Data shown |
+ + + +

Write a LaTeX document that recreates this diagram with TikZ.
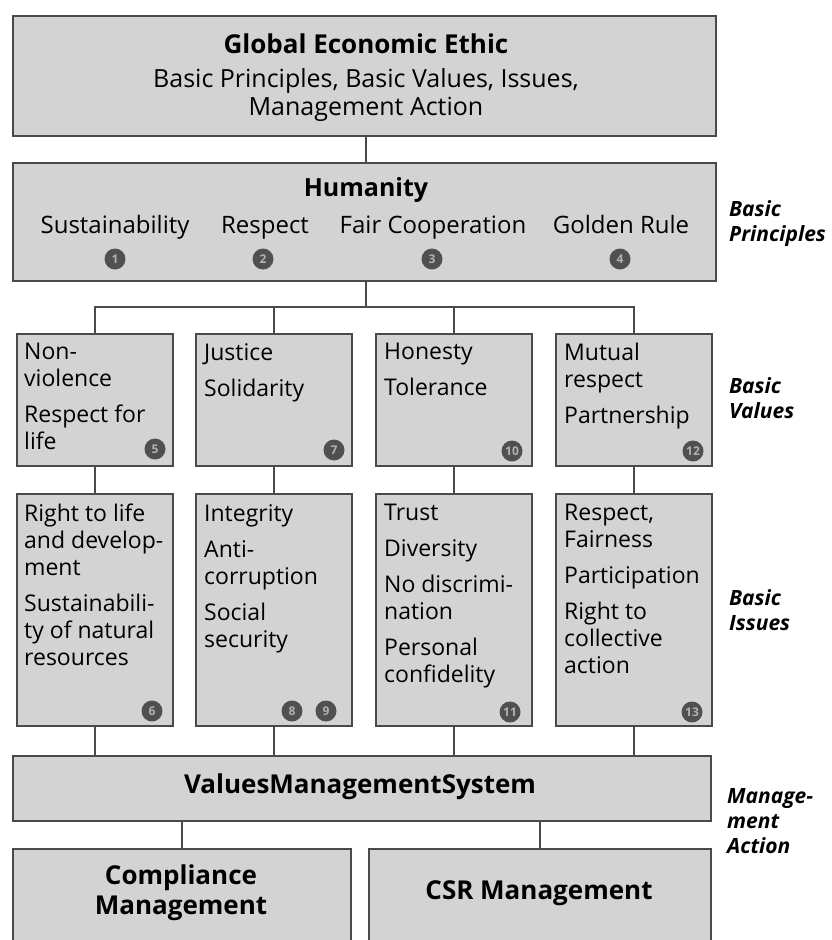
\documentclass[tikz,border=0pt]{standalone}
\usepackage{fontspec}
\setmainfont{Open Sans}
\usetikzlibrary{positioning}

\definecolor{boxgray}{HTML}{D3D3D3}
\definecolor{edgegray}{HTML}{4A4A4A}
\definecolor{dotgray}{HTML}{505050}

\tikzset{
  panel/.style={draw=edgegray, line width=2.4pt, fill=boxgray, anchor=north west, inner sep=0pt},
  boxtext/.style={anchor=north west, align=left, inner sep=0pt,
    font=\fontsize{23}{27}\selectfont},
  principle/.style={anchor=base, inner sep=0pt, font=\fontsize{24}{27}\selectfont},
  numdot/.style={circle, fill=dotgray, text=black!30, inner sep=0pt, minimum size=21pt,
    font=\fontsize{12}{12}\selectfont\bfseries},
  sidelabel/.style={anchor=west, align=left, inner sep=0pt,
    font=\fontsize{21}{25}\selectfont\bfseries\itshape},
  link/.style={draw=edgegray, line width=2pt}
}

\begin{document}
\begin{tikzpicture}[x=1pt,y=-1pt]
  \clip (0,0) rectangle (832,940);
  \fill[white] (0,0) rectangle (832,940);

  % top and principles
  \node[panel, minimum width=703pt, minimum height=120pt] (ethic) at (12,15) {};
  \node[align=center, font=\fontsize{25}{28}\selectfont] (ethicT) at (366,78)
    {{\fontsize{26}{28}\selectfont\bfseries Global Economic Ethic}\\[6pt]
     Basic Principles, Basic Values, Issues,\\Management Action};

  \node[panel, minimum width=703pt, minimum height=118pt] (human) at (12,162) {};
  \node[font=\fontsize{25}{28}\selectfont\bfseries] (humanT) at (366,190) {Humanity};
  \node[principle] (p1) at (115,233) {Sustainability};
  \node[principle] (p2) at (265,233) {Respect};
  \node[principle] (p3) at (433,233) {Fair Cooperation};
  \node[principle] (p4) at (621,233) {Golden Rule};
  \node[numdot] (d1) at (115,259) {1};
  \node[numdot] (d2) at (263,259) {2};
  \node[numdot] (d3) at (432,259) {3};
  \node[numdot] (d4) at (620,259) {4};

  % basic values
  \node[panel, minimum width=156pt, minimum height=132pt] (val1) at (16,333) {};
  \node[panel, minimum width=156pt, minimum height=132pt] (val2) at (195,333) {};
  \node[panel, minimum width=156pt, minimum height=132pt] (val3) at (375,333) {};
  \node[panel, minimum width=156pt, minimum height=132pt] (val4) at (555,333) {};
  \node[boxtext] (val1T) at (24,343) {Non-\\violence\\[9pt]Respect for\\life};
  \node[boxtext] (val2T) at (204,343) {Justice\\[9pt]Solidarity};
  \node[boxtext] (val3T) at (384,343) {Honesty\\[9pt]Tolerance};
  \node[boxtext] (val4T) at (564,343) {Mutual\\respect\\[9pt]Partnership};
  \node[numdot] (d5) at (155,449) {5};
  \node[numdot] (d7) at (334,450) {7};
  \node[numdot] (d10) at (512,451) {10};
  \node[numdot] (d12) at (693,451) {12};

  % basic issues
  \node[panel, minimum width=156pt, minimum height=232pt] (iss1) at (16,493) {};
  \node[panel, minimum width=156pt, minimum height=232pt] (iss2) at (195,493) {};
  \node[panel, minimum width=156pt, minimum height=232pt] (iss3) at (375,493) {};
  \node[panel, minimum width=156pt, minimum height=232pt] (iss4) at (555,493) {};
  \node[boxtext] (iss1T) at (24,504) {Right to life\\and develop-\\ment\\[9pt]Sustainabili-\\ty of natural\\resources};
  \node[boxtext] (iss2T) at (204,504) {Integrity\\[9pt]Anti-\\corruption\\[9pt]Social\\security};
  \node[boxtext] (iss3T) at (384,504) {Trust\\[9pt]Diversity\\[9pt]No discrimi-\\nation\\[9pt]Personal\\confidelity};
  \node[boxtext] (iss4T) at (564,504) {Respect,\\Fairness\\[9pt]Participation\\[9pt]Right to\\collective\\action};
  \node[numdot] (d6) at (152,711) {6};
  \node[numdot] (d8) at (292,711) {8};
  \node[numdot] (d9) at (326,711) {9};
  \node[numdot] (d11) at (510,712) {11};
  \node[numdot] (d13) at (692,712) {13};

  % management action
  \node[panel, minimum width=698pt, minimum height=65pt] (vms) at (12,755) {};
  \node[font=\fontsize{26}{28}\selectfont\bfseries] (vmsT) at (360,787) {ValuesManagementSystem};
  \node[panel, minimum width=338pt, minimum height=110pt] (comp) at (12,848) {};
  \node[panel, minimum width=342pt, minimum height=110pt] (csr) at (368,848) {};
  \node[align=center, font=\fontsize{26}{30}\selectfont\bfseries] (compT) at (181,893) {Compliance\\Management};
  \node[font=\fontsize{26}{30}\selectfont\bfseries] (csrT) at (539,893) {CSR Management};

  % side labels
  \node[sidelabel] (lbPrin) at (729,224) {Basic\\Principles};
  \node[sidelabel] (lbVal) at (729,398) {Basic\\Values};
  \node[sidelabel] (lbIss) at (729,610) {Basic\\Issues};
  \node[sidelabel] (lbAct) at (727,821) {Manage-\\ment\\Action};

  % connectors
  \coordinate (hub) at (366,307);
  \draw[link] (ethic.south -| ethicT) -- (human.north -| ethicT);
  \draw[link] (human.south -| hub) -- (hub);
  \draw[link] (hub) -| (val1.north);
  \draw[link] (hub) -| (val2.north);
  \draw[link] (hub) -| (val3.north);
  \draw[link] (hub) -| (val4.north);
  \draw[link] (val1.south) -- (iss1.north);
  \draw[link] (val2.south) -- (iss2.north);
  \draw[link] (val3.south) -- (iss3.north);
  \draw[link] (val4.south) -- (iss4.north);
  \draw[link] (iss1.south) -- (iss1.south |- vms.north);
  \draw[link] (iss2.south) -- (iss2.south |- vms.north);
  \draw[link] (iss3.south) -- (iss3.south |- vms.north);
  \draw[link] (iss4.south) -- (iss4.south |- vms.north);
  \draw[link] (vms.south -| comp.north) -- (comp.north);
  \draw[link] (vms.south -| csr.north) -- (csr.north);
\end{tikzpicture}
\end{document}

+ + + +

Exercise directions | Copy the listing in full and without alteration, omitting every picture.

Exercise answer |
Write a LaTeX document that recreates this diagram with TikZ.
\documentclass[tikz,border=0pt]{standalone}
\usepackage{fontspec}
\setmainfont{Open Sans}
\usetikzlibrary{positioning}

\definecolor{boxgray}{HTML}{D3D3D3}
\definecolor{edgegray}{HTML}{4A4A4A}
\definecolor{dotgray}{HTML}{505050}

\tikzset{
  panel/.style={draw=edgegray, line width=2.4pt, fill=boxgray, anchor=north west, inner sep=0pt},
  boxtext/.style={anchor=north west, align=left, inner sep=0pt,
    font=\fontsize{23}{27}\selectfont},
  principle/.style={anchor=base, inner sep=0pt, font=\fontsize{24}{27}\selectfont},
  numdot/.style={circle, fill=dotgray, text=black!30, inner sep=0pt, minimum size=21pt,
    font=\fontsize{12}{12}\selectfont\bfseries},
  sidelabel/.style={anchor=west, align=left, inner sep=0pt,
    font=\fontsize{21}{25}\selectfont\bfseries\itshape},
  link/.style={draw=edgegray, line width=2pt}
}

\begin{document}
\begin{tikzpicture}[x=1pt,y=-1pt]
  \clip (0,0) rectangle (832,940);
  \fill[white] (0,0) rectangle (832,940);

  % top and principles
  \node[panel, minimum width=703pt, minimum height=120pt] (ethic) at (12,15) {};
  \node[align=center, font=\fontsize{25}{28}\selectfont] (ethicT) at (366,78)
    {{\fontsize{26}{28}\selectfont\bfseries Global Economic Ethic}\\[6pt]
     Basic Principles, Basic Values, Issues,\\Management Action};

  \node[panel, minimum width=703pt, minimum height=118pt] (human) at (12,162) {};
  \node[font=\fontsize{25}{28}\selectfont\bfseries] (humanT) at (366,190) {Humanity};
  \node[principle] (p1) at (115,233) {Sustainability};
  \node[principle] (p2) at (265,233) {Respect};
  \node[principle] (p3) at (433,233) {Fair Cooperation};
  \node[principle] (p4) at (621,233) {Golden Rule};
  \node[numdot] (d1) at (115,259) {1};
  \node[numdot] (d2) at (263,259) {2};
  \node[numdot] (d3) at (432,259) {3};
  \node[numdot] (d4) at (620,259) {4};

  % basic values
  \node[panel, minimum width=156pt, minimum height=132pt] (val1) at (16,333) {};
  \node[panel, minimum width=156pt, minimum height=132pt] (val2) at (195,333) {};
  \node[panel, minimum width=156pt, minimum height=132pt] (val3) at (375,333) {};
  \node[panel, minimum width=156pt, minimum height=132pt] (val4) at (555,333) {};
  \node[boxtext] (val1T) at (24,343) {Non-\\violence\\[9pt]Respect for\\life};
  \node[boxtext] (val2T) at (204,343) {Justice\\[9pt]Solidarity};
  \node[boxtext] (val3T) at (384,343) {Honesty\\[9pt]Tolerance};
  \node[boxtext] (val4T) at (564,343) {Mutual\\respect\\[9pt]Partnership};
  \node[numdot] (d5) at (155,449) {5};
  \node[numdot] (d7) at (334,450) {7};
  \node[numdot] (d10) at (512,451) {10};
  \node[numdot] (d12) at (693,451) {12};

  % basic issues
  \node[panel, minimum width=156pt, minimum height=232pt] (iss1) at (16,493) {};
  \node[panel, minimum width=156pt, minimum height=232pt] (iss2) at (195,493) {};
  \node[panel, minimum width=156pt, minimum height=232pt] (iss3) at (375,493) {};
  \node[panel, minimum width=156pt, minimum height=232pt] (iss4) at (555,493) {};
  \node[boxtext] (iss1T) at (24,504) {Right to life\\and develop-\\ment\\[9pt]Sustainabili-\\ty of natural\\resources};
  \node[boxtext] (iss2T) at (204,504) {Integrity\\[9pt]Anti-\\corruption\\[9pt]Social\\security};
  \node[boxtext] (iss3T) at (384,504) {Trust\\[9pt]Diversity\\[9pt]No discrimi-\\nation\\[9pt]Personal\\confidelity};
  \node[boxtext] (iss4T) at (564,504) {Respect,\\Fairness\\[9pt]Participation\\[9pt]Right to\\collective\\action};
  \node[numdot] (d6) at (152,711) {6};
  \node[numdot] (d8) at (292,711) {8};
  \node[numdot] (d9) at (326,711) {9};
  \node[numdot] (d11) at (510,712) {11};
  \node[numdot] (d13) at (692,712) {13};

  % management action
  \node[panel, minimum width=698pt, minimum height=65pt] (vms) at (12,755) {};
  \node[font=\fontsize{26}{28}\selectfont\bfseries] (vmsT) at (360,787) {ValuesManagementSystem};
  \node[panel, minimum width=338pt, minimum height=110pt] (comp) at (12,848) {};
  \node[panel, minimum width=342pt, minimum height=110pt] (csr) at (368,848) {};
  \node[align=center, font=\fontsize{26}{30}\selectfont\bfseries] (compT) at (181,893) {Compliance\\Management};
  \node[font=\fontsize{26}{30}\selectfont\bfseries] (csrT) at (539,893) {CSR Management};

  % side labels
  \node[sidelabel] (lbPrin) at (729,224) {Basic\\Principles};
  \node[sidelabel] (lbVal) at (729,398) {Basic\\Values};
  \node[sidelabel] (lbIss) at (729,610) {Basic\\Issues};
  \node[sidelabel] (lbAct) at (727,821) {Manage-\\ment\\Action};

  % connectors
  \coordinate (hub) at (366,307);
  \draw[link] (ethic.south -| ethicT) -- (human.north -| ethicT);
  \draw[link] (human.south -| hub) -- (hub);
  \draw[link] (hub) -| (val1.north);
  \draw[link] (hub) -| (val2.north);
  \draw[link] (hub) -| (val3.north);
  \draw[link] (hub) -| (val4.north);
  \draw[link] (val1.south) -- (iss1.north);
  \draw[link] (val2.south) -- (iss2.north);
  \draw[link] (val3.south) -- (iss3.north);
  \draw[link] (val4.south) -- (iss4.north);
  \draw[link] (iss1.south) -- (iss1.south |- vms.north);
  \draw[link] (iss2.south) -- (iss2.south |- vms.north);
  \draw[link] (iss3.south) -- (iss3.south |- vms.north);
  \draw[link] (iss4.south) -- (iss4.south |- vms.north);
  \draw[link] (vms.south -| comp.north) -- (comp.north);
  \draw[link] (vms.south -| csr.north) -- (csr.north);
\end{tikzpicture}
\end{document}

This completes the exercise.